**Raw records:**
########
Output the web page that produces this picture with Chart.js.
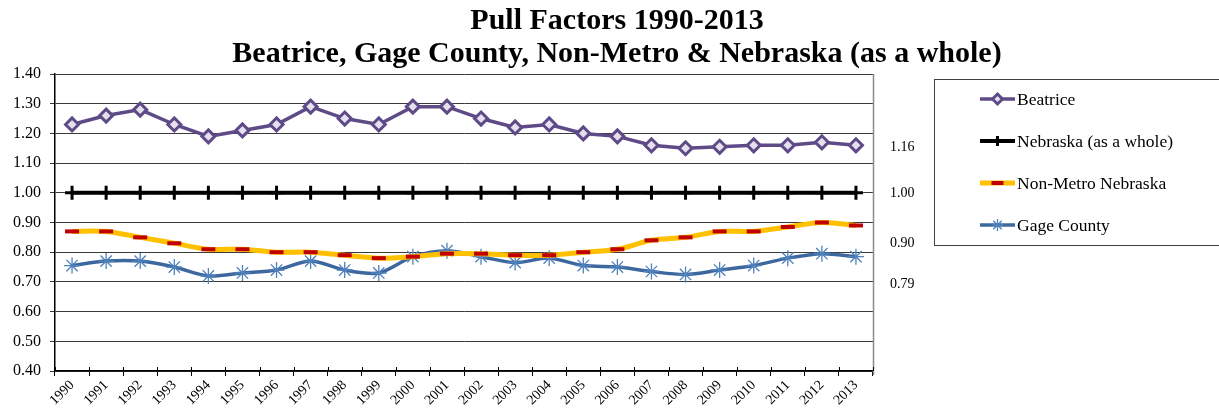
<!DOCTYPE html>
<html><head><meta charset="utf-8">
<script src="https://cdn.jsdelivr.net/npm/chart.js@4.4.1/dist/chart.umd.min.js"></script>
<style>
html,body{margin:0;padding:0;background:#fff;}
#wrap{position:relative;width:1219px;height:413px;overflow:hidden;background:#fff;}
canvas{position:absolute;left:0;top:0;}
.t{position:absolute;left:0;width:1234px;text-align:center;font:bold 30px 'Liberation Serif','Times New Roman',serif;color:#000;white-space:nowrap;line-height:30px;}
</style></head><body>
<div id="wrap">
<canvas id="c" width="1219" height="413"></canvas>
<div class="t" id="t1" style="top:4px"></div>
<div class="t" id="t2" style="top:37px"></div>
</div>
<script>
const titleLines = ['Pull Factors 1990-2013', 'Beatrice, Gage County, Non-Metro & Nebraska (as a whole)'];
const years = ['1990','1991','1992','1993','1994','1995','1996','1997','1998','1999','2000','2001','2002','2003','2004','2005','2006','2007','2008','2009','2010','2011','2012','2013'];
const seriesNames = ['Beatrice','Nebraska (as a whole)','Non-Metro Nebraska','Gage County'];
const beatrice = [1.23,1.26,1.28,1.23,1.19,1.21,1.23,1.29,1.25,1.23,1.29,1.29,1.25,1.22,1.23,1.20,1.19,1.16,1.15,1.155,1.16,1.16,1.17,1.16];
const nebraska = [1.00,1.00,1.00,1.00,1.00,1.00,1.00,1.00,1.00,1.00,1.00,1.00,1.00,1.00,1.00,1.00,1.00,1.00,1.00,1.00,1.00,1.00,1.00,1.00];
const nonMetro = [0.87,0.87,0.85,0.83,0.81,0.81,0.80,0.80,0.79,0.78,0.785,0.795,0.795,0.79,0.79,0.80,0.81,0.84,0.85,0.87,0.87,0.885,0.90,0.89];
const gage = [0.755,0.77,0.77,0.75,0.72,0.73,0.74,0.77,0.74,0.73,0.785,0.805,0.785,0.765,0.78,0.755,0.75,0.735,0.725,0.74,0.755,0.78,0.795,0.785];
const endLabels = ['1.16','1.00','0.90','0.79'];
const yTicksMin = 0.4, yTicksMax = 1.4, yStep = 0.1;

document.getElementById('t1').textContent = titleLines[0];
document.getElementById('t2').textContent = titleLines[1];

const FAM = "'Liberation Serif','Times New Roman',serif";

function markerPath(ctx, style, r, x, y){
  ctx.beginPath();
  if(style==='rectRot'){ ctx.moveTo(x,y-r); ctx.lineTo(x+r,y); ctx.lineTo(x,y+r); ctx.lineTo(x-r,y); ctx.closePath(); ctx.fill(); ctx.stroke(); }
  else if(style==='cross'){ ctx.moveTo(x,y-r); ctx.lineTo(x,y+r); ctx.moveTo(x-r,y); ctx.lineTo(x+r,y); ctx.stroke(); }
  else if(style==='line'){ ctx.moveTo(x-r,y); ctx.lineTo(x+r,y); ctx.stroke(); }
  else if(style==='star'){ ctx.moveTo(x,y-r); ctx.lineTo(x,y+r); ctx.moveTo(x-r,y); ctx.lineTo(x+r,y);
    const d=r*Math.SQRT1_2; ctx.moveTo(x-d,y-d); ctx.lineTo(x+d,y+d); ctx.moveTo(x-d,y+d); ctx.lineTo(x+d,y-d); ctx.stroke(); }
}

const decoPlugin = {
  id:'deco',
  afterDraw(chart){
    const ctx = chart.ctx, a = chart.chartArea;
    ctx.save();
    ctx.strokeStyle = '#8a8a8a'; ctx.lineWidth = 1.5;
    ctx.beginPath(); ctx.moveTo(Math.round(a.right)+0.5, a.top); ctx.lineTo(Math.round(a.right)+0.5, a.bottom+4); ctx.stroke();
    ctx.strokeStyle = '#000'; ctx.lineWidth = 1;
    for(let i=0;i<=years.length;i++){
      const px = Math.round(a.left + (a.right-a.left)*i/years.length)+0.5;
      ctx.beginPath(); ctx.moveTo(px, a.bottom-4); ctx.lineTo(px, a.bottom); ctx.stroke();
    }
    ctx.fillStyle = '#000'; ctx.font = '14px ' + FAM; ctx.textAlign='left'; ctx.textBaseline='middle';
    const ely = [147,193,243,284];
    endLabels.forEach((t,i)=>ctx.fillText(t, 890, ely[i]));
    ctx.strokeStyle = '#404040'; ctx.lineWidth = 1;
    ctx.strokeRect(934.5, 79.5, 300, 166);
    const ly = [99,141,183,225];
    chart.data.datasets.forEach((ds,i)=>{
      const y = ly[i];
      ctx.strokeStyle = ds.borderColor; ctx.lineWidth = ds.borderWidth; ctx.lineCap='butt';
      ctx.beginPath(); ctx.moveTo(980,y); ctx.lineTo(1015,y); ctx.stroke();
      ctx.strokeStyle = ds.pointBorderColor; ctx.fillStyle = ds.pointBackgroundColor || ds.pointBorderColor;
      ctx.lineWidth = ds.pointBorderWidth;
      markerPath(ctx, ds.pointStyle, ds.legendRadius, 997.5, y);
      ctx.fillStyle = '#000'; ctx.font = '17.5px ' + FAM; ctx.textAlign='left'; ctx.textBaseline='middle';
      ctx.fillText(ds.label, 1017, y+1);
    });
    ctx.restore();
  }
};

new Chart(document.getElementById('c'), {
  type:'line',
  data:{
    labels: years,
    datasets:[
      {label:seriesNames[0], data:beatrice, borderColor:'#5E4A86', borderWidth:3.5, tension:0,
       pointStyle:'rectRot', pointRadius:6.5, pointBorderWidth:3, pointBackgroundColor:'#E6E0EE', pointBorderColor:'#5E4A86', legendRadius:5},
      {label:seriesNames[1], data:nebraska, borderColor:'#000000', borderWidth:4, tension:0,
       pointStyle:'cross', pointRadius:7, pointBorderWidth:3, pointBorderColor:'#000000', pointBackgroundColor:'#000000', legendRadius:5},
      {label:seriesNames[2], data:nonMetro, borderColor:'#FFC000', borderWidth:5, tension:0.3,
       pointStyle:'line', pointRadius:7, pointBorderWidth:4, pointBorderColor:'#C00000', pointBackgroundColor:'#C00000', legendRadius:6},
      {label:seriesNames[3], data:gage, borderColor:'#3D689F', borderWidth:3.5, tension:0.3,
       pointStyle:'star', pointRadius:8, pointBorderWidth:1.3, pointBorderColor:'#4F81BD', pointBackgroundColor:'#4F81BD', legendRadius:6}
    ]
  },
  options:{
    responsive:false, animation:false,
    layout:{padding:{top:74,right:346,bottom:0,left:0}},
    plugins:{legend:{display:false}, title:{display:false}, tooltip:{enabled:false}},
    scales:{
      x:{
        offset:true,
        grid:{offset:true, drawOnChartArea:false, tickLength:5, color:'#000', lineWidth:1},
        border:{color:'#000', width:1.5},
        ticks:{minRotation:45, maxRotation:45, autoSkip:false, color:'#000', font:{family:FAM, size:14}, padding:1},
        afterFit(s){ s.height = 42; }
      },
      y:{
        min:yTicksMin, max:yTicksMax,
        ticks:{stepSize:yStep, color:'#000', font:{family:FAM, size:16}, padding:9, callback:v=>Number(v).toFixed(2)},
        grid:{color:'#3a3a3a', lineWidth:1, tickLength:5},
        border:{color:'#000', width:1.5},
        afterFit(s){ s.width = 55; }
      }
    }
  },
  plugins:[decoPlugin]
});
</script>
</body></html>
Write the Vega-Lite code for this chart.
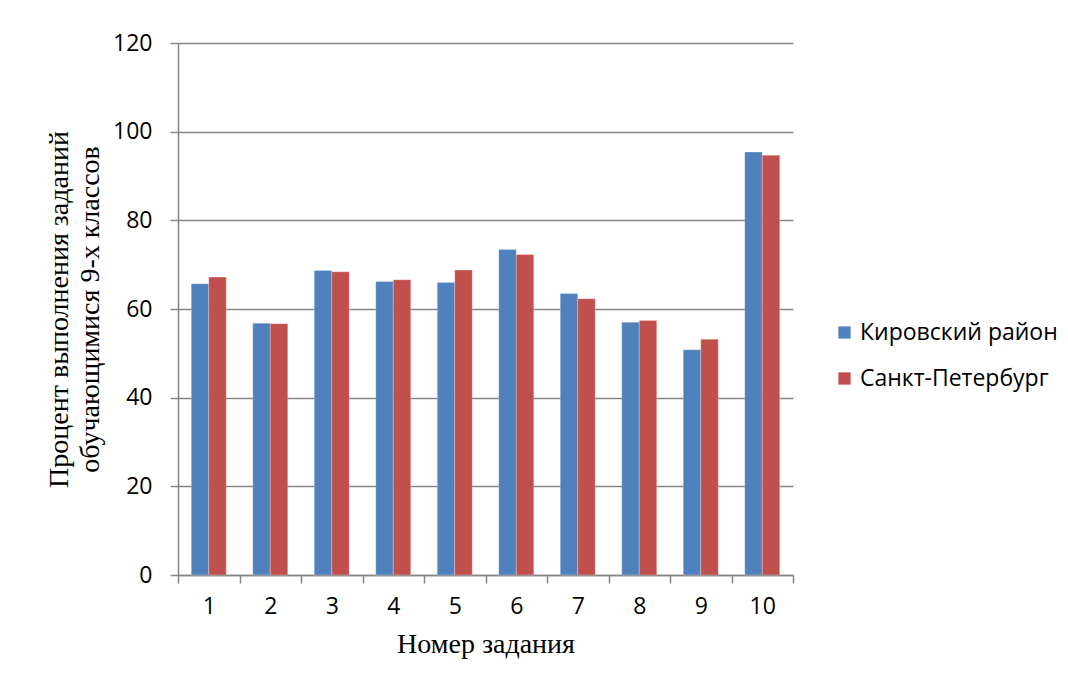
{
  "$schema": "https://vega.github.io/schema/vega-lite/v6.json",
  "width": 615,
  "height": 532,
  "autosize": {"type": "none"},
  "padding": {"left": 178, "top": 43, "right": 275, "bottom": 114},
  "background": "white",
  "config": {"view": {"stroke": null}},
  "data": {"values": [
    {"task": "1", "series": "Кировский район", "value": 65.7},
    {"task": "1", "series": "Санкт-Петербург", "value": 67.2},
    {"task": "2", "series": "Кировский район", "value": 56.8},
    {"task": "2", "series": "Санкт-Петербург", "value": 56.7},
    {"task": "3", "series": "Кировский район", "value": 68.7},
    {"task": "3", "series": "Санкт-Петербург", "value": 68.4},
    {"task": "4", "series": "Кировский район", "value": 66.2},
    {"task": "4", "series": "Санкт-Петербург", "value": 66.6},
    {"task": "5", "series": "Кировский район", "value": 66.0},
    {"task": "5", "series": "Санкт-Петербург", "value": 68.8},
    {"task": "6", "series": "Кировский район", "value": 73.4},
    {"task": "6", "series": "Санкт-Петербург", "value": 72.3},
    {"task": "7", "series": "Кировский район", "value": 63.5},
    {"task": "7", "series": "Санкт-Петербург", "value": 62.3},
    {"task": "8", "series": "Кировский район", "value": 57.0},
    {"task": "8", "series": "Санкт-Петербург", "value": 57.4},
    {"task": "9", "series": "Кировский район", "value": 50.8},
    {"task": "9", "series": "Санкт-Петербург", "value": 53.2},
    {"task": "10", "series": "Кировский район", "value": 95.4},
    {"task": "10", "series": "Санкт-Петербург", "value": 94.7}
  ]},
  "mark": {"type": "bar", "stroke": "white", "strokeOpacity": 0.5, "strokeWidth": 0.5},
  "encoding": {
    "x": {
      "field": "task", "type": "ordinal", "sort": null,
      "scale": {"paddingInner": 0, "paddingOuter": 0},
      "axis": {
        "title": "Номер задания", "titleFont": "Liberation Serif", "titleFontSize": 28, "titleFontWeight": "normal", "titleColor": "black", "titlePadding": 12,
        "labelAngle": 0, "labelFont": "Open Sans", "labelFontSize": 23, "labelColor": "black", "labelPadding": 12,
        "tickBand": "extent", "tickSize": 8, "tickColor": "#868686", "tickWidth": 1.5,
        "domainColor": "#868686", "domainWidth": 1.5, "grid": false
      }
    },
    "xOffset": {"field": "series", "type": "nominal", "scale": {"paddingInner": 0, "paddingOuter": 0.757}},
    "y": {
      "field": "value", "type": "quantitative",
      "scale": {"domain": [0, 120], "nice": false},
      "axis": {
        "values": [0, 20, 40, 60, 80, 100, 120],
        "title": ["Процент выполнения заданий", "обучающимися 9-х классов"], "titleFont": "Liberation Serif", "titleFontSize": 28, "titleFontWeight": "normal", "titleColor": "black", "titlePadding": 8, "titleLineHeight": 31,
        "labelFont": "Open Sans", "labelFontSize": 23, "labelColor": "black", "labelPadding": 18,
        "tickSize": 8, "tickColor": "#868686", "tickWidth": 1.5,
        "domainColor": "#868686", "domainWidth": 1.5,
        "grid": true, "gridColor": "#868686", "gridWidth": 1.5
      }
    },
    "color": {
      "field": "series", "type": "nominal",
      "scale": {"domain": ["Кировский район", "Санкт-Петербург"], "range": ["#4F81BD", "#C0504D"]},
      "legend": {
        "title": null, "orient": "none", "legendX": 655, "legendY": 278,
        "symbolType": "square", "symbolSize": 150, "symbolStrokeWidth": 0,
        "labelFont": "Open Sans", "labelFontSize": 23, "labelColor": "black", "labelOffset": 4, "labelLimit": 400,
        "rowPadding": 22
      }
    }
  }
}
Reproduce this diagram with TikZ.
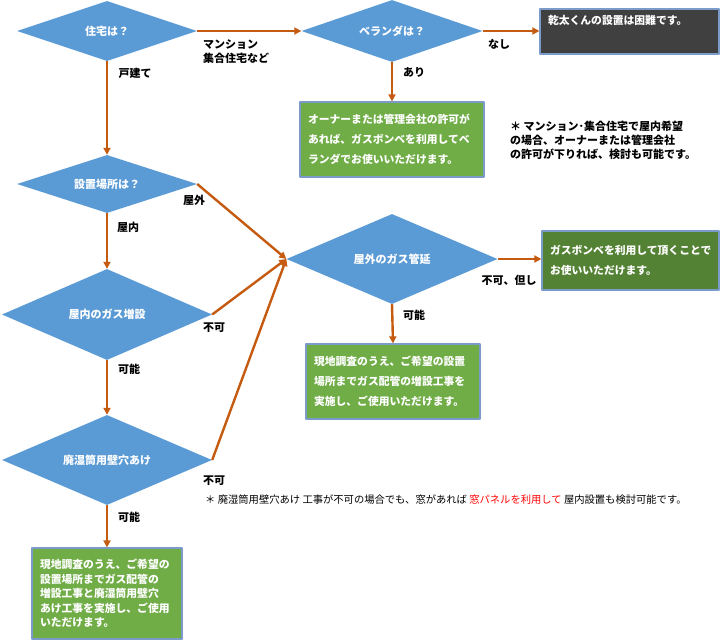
########
Scan the material above for the word "with". Copy each line where it occurs.

**Finished task:**
Output the web page that produces this picture with Chart.js.
Reproduce this diagram with TikZ.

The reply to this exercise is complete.